I wanted to call this one "What if There is no Such Thing as Failure?". I still want to call it that but there is so much more to Resilience than the absence of failure.
When I went to look up the definition of resilience this morning, I found an organization "first tee" that delivers resiliency programs to kids while teaching them golf.
The opening part of their website starts with Resilience Begins with Failure. Their coaches often begin a program with the following question:
“Who has made a fabulous mistake we can all learn from?”
In a discussion about past "failures" participants come to see that failure or mistakes don't actually exist. We decide in our thinking that a particular outcome wasn't what we wanted and then label it a failure or a mistake. All failure is, is not achieving a desired outcome yet or on that attempt. E.g., I failed to jump over the one-meter-high jump bar. When the idea of failure starts to look ridiculous and why would we make up that something is a "failure" then you are well on your way to your natural resilience.
Resilience as defined by Wikipedia:
Psychological resilience is the ability to cope mentally or emotionally with a crisis or to return to pre-crisis status quickly.
Other definitions supplied by the internet:
The capacity to recover quickly from difficulties; toughness.
The ability of a substance or object to spring back into shape; elasticity.
Our natural state is to flow in an ever-present state of now. There is never any other time than now. Given that, I find it curious that definitions of resilience - like the one above - include the word toughness. Toughness implies difficulty. Difficulty or toughness is another one of those label words that doesn't really exist. Something is only tough or difficult if you decide that it is. Curiously.
Dr. Giles P Croft puts it wordily succinctly: Resilience is the visible manifestation of our psychological immune system. Our built-in mood rebalancing.
He sees resilience as the same as "if I look at a bright light, my pupils will constrict and then dilate again when the light is gone."
It's innate. Built in. We are born with it.
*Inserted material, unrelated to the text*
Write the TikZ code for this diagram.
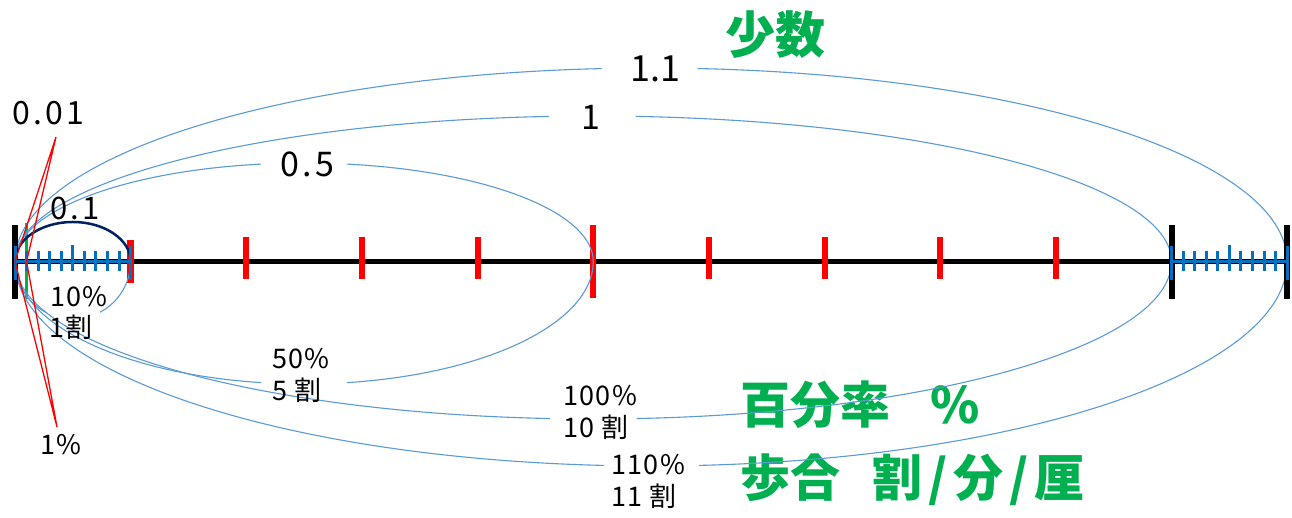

Humans are designed from the inside out for resilience. When babies learn to walk for example, they don't consider every fall or stumble a difficult setback or a failure to overcome. They grin and pick themselves up and go at it again. And again, and again until pretty soon they are cruising all over the house like champion walkers. And runners. And climbers.
The only reason we move away from our default of resilience is when we add in thinking about what just happened and label it in a negative way.
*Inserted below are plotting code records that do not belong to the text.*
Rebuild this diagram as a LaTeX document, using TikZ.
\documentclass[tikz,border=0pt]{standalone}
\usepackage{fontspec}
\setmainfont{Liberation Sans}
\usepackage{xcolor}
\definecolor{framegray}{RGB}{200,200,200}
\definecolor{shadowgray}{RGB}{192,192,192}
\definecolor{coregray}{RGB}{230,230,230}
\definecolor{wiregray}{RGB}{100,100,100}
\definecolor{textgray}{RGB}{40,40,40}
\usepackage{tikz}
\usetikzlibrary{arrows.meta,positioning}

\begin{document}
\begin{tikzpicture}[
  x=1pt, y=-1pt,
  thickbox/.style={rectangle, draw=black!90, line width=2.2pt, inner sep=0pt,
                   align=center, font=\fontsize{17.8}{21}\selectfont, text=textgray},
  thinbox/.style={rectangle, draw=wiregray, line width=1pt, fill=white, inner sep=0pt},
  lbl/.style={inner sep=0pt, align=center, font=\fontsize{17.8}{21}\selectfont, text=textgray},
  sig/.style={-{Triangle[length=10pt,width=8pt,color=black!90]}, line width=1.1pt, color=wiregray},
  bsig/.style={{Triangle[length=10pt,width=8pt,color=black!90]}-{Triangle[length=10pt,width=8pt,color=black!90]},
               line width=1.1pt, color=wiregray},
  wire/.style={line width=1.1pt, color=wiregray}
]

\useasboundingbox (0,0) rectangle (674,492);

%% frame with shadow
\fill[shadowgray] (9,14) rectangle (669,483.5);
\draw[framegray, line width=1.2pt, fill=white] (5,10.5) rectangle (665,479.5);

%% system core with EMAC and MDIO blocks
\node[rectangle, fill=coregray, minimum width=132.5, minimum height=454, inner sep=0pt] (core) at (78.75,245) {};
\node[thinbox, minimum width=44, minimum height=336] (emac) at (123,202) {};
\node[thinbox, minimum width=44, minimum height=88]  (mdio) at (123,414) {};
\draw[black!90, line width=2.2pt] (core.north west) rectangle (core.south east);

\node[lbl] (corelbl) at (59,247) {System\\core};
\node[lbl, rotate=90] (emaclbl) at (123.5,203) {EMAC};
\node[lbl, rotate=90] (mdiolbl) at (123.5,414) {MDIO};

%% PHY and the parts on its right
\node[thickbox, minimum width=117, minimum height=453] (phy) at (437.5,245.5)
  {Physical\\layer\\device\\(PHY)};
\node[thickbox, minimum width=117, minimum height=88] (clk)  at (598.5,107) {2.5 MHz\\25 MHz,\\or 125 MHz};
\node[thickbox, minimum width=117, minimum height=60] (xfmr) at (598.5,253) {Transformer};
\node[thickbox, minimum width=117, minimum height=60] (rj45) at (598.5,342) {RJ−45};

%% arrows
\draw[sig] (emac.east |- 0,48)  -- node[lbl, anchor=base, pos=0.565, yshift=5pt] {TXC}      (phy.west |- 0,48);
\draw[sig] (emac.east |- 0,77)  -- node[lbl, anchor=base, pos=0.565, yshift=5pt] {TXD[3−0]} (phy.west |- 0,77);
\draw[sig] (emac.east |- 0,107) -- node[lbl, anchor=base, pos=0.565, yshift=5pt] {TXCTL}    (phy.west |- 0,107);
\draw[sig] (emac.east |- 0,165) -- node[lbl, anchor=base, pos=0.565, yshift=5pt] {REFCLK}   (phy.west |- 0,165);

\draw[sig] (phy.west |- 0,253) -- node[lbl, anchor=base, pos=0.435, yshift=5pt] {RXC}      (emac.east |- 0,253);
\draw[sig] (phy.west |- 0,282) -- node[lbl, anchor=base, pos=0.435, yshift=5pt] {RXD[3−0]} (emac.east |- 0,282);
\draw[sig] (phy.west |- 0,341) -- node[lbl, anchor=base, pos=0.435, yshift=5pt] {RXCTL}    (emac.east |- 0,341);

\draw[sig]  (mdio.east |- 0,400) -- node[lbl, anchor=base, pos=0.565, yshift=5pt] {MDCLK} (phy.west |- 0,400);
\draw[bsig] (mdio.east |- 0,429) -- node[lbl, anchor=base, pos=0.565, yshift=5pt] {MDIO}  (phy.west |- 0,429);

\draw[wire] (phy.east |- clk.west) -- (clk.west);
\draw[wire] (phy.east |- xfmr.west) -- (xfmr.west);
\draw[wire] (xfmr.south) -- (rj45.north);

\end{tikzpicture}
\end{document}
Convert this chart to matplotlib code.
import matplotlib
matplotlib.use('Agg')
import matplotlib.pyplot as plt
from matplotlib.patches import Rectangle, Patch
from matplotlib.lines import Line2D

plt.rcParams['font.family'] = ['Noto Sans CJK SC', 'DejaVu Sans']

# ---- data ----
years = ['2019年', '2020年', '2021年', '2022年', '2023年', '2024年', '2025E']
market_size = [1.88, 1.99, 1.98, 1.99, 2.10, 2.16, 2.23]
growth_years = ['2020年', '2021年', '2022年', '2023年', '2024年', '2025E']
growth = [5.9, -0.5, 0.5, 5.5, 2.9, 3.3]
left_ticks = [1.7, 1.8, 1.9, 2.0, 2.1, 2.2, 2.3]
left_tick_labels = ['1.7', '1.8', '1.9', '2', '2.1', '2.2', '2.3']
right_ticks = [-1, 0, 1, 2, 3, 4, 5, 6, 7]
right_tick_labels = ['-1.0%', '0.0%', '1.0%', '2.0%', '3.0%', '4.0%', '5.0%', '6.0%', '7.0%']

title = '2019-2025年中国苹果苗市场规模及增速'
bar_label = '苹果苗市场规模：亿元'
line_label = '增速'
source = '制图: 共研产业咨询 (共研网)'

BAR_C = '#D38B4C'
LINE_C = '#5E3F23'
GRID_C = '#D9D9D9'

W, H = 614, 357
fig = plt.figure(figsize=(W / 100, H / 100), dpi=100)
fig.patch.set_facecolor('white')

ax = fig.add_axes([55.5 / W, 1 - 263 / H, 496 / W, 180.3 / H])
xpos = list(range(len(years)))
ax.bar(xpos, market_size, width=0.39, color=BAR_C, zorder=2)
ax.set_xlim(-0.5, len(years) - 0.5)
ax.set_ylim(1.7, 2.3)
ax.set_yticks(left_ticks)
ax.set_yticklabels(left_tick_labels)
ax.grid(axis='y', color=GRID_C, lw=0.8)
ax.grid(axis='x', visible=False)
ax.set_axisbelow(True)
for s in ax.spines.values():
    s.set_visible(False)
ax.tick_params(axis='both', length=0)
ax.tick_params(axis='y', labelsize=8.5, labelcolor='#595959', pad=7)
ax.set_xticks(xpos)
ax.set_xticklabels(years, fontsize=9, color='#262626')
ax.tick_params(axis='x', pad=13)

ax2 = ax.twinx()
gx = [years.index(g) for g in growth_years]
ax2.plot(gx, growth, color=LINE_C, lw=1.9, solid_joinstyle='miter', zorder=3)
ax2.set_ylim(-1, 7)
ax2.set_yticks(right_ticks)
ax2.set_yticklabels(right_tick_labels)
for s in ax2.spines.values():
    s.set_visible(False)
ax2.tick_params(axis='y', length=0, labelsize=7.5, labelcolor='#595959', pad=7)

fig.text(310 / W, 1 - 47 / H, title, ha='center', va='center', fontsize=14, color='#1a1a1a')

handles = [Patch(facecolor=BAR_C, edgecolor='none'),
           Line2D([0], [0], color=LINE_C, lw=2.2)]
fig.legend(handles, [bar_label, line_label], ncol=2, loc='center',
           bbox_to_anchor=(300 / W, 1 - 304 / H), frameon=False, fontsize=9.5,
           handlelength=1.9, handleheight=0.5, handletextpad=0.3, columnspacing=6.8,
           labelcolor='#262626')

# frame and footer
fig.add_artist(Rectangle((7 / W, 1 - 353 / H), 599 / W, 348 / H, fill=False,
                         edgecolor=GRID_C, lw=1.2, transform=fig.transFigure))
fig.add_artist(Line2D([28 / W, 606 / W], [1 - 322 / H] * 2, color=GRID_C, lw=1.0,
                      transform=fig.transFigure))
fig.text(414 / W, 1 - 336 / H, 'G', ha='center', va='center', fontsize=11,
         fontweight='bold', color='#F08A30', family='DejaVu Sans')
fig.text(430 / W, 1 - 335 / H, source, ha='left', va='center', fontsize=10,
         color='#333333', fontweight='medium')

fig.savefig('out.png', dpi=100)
Back to the babies - "Oh well, what can I expect, that was my 3rd time failing at walking. I guess it's just not in the cards for me. It's just like that time I didn't roll over 2 months ago. It's a pattern of failure. I'll just stay down here."
Hopefully, that sounded funny to you because it's ridiculous.
I was going to write that we are like the materials definition of resilience. We have the ability to spring back into shape. Except that's not true either.
We never actually get "out of shape" or broken in any way. At our core, we are an ever-peaceful space of wholeness from which we can flow into the ever-changing, ever-variable life experience of now.
With grace, love,and built-in resilience.
When I work with people on the table there's a point where your spine, your body becomes fluid and then everything is up for grabs, all possibilities exist. This happens when you become present to life, present to yourself, your core nature. I see my role as a coach and a guide. You are the one becoming present to yourself.
When I work with people in transformative coaching, there's a point in the conversation where you realize the truth of who you are, who all humans are, and how we are designed so perfectly. At this point, your ideas of who you are and what reality is becomes fluid, everything is up for grabs, all possibilities exist. In a Real-lized felt sense. I see my role as guide along the way to who you really are. You are the one becoming present to yourself.